◆ STATED TASK
Give back every line exactly as it appears, pictures excluded.

◆ AVAILABLE DATA

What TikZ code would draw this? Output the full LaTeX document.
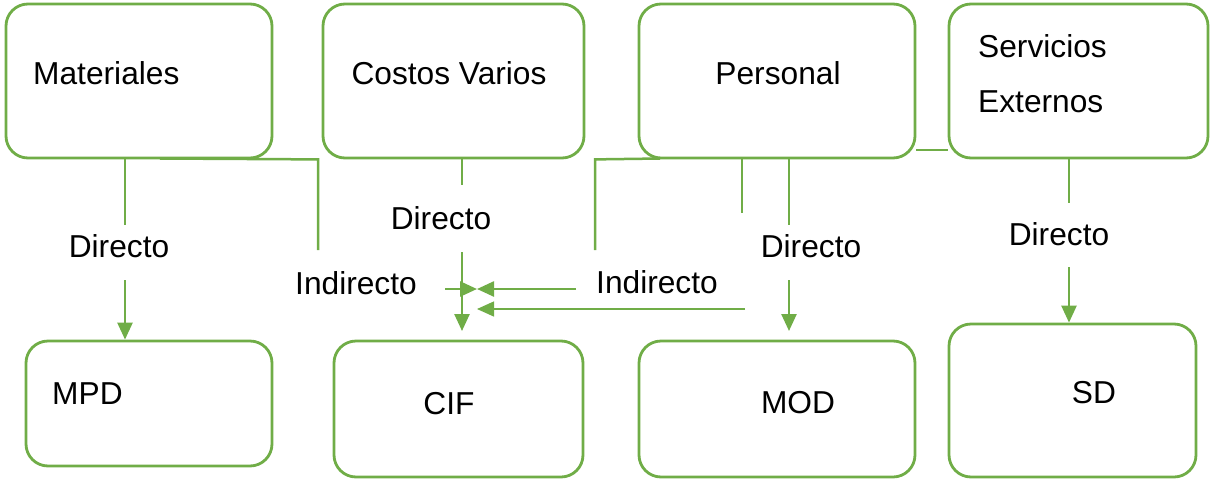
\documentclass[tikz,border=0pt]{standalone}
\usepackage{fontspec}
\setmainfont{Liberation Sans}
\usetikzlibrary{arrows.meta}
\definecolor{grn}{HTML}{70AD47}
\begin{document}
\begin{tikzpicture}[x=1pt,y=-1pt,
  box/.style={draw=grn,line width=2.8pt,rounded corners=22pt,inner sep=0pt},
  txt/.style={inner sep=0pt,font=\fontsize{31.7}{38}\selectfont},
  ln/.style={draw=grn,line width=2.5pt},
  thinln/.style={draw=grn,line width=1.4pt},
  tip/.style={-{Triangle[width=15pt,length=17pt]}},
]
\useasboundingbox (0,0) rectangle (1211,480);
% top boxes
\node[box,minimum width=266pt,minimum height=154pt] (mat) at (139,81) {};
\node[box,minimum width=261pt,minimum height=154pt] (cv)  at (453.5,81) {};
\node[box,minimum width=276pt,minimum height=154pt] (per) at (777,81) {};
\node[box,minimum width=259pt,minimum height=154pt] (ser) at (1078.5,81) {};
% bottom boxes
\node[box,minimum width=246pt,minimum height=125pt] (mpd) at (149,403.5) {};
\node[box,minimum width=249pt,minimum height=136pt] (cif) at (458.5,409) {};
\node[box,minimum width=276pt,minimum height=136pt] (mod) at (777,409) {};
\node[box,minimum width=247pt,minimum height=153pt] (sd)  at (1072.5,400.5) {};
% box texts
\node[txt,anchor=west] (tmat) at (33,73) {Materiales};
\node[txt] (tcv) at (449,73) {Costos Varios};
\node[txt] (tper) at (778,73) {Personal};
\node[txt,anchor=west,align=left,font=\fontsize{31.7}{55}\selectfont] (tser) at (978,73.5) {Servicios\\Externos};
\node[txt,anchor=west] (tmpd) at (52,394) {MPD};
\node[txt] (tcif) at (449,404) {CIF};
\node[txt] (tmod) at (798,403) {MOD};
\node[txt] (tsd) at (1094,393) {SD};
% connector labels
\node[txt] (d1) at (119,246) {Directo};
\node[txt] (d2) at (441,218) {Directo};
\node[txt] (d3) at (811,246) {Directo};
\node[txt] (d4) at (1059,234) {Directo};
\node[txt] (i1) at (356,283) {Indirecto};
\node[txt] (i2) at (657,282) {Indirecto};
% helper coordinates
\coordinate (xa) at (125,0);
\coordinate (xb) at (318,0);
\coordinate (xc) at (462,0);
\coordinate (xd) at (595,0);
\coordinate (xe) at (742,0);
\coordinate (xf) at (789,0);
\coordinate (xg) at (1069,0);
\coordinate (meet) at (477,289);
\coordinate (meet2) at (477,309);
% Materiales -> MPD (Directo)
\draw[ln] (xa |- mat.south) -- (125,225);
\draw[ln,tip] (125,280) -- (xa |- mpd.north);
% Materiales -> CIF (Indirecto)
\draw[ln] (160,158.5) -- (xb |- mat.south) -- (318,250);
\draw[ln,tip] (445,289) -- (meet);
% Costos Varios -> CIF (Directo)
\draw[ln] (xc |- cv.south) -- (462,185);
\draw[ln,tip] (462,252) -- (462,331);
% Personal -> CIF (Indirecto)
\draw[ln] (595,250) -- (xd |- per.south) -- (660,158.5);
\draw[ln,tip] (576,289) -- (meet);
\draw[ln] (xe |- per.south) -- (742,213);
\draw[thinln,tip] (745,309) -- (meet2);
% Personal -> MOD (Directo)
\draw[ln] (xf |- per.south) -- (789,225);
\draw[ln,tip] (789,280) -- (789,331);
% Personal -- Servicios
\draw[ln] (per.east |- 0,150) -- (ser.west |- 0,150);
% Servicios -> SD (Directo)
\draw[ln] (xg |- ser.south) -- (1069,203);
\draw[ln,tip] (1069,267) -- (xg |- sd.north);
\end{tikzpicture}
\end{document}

◆ OUTPUT FOR THIS TASK
What TikZ code would draw this? Output the full LaTeX document.
\documentclass[tikz,border=0pt]{standalone}
\usepackage{fontspec}
\setmainfont{Liberation Sans}
\usetikzlibrary{arrows.meta}
\definecolor{grn}{HTML}{70AD47}
\begin{document}
\begin{tikzpicture}[x=1pt,y=-1pt,
  box/.style={draw=grn,line width=2.8pt,rounded corners=22pt,inner sep=0pt},
  txt/.style={inner sep=0pt,font=\fontsize{31.7}{38}\selectfont},
  ln/.style={draw=grn,line width=2.5pt},
  thinln/.style={draw=grn,line width=1.4pt},
  tip/.style={-{Triangle[width=15pt,length=17pt]}},
]
\useasboundingbox (0,0) rectangle (1211,480);
% top boxes
\node[box,minimum width=266pt,minimum height=154pt] (mat) at (139,81) {};
\node[box,minimum width=261pt,minimum height=154pt] (cv)  at (453.5,81) {};
\node[box,minimum width=276pt,minimum height=154pt] (per) at (777,81) {};
\node[box,minimum width=259pt,minimum height=154pt] (ser) at (1078.5,81) {};
% bottom boxes
\node[box,minimum width=246pt,minimum height=125pt] (mpd) at (149,403.5) {};
\node[box,minimum width=249pt,minimum height=136pt] (cif) at (458.5,409) {};
\node[box,minimum width=276pt,minimum height=136pt] (mod) at (777,409) {};
\node[box,minimum width=247pt,minimum height=153pt] (sd)  at (1072.5,400.5) {};
% box texts
\node[txt,anchor=west] (tmat) at (33,73) {Materiales};
\node[txt] (tcv) at (449,73) {Costos Varios};
\node[txt] (tper) at (778,73) {Personal};
\node[txt,anchor=west,align=left,font=\fontsize{31.7}{55}\selectfont] (tser) at (978,73.5) {Servicios\\Externos};
\node[txt,anchor=west] (tmpd) at (52,394) {MPD};
\node[txt] (tcif) at (449,404) {CIF};
\node[txt] (tmod) at (798,403) {MOD};
\node[txt] (tsd) at (1094,393) {SD};
% connector labels
\node[txt] (d1) at (119,246) {Directo};
\node[txt] (d2) at (441,218) {Directo};
\node[txt] (d3) at (811,246) {Directo};
\node[txt] (d4) at (1059,234) {Directo};
\node[txt] (i1) at (356,283) {Indirecto};
\node[txt] (i2) at (657,282) {Indirecto};
% helper coordinates
\coordinate (xa) at (125,0);
\coordinate (xb) at (318,0);
\coordinate (xc) at (462,0);
\coordinate (xd) at (595,0);
\coordinate (xe) at (742,0);
\coordinate (xf) at (789,0);
\coordinate (xg) at (1069,0);
\coordinate (meet) at (477,289);
\coordinate (meet2) at (477,309);
% Materiales -> MPD (Directo)
\draw[ln] (xa |- mat.south) -- (125,225);
\draw[ln,tip] (125,280) -- (xa |- mpd.north);
% Materiales -> CIF (Indirecto)
\draw[ln] (160,158.5) -- (xb |- mat.south) -- (318,250);
\draw[ln,tip] (445,289) -- (meet);
% Costos Varios -> CIF (Directo)
\draw[ln] (xc |- cv.south) -- (462,185);
\draw[ln,tip] (462,252) -- (462,331);
% Personal -> CIF (Indirecto)
\draw[ln] (595,250) -- (xd |- per.south) -- (660,158.5);
\draw[ln,tip] (576,289) -- (meet);
\draw[ln] (xe |- per.south) -- (742,213);
\draw[thinln,tip] (745,309) -- (meet2);
% Personal -> MOD (Directo)
\draw[ln] (xf |- per.south) -- (789,225);
\draw[ln,tip] (789,280) -- (789,331);
% Personal -- Servicios
\draw[ln] (per.east |- 0,150) -- (ser.west |- 0,150);
% Servicios -> SD (Directo)
\draw[ln] (xg |- ser.south) -- (1069,203);
\draw[ln,tip] (1069,267) -- (xg |- sd.north);
\end{tikzpicture}
\end{document}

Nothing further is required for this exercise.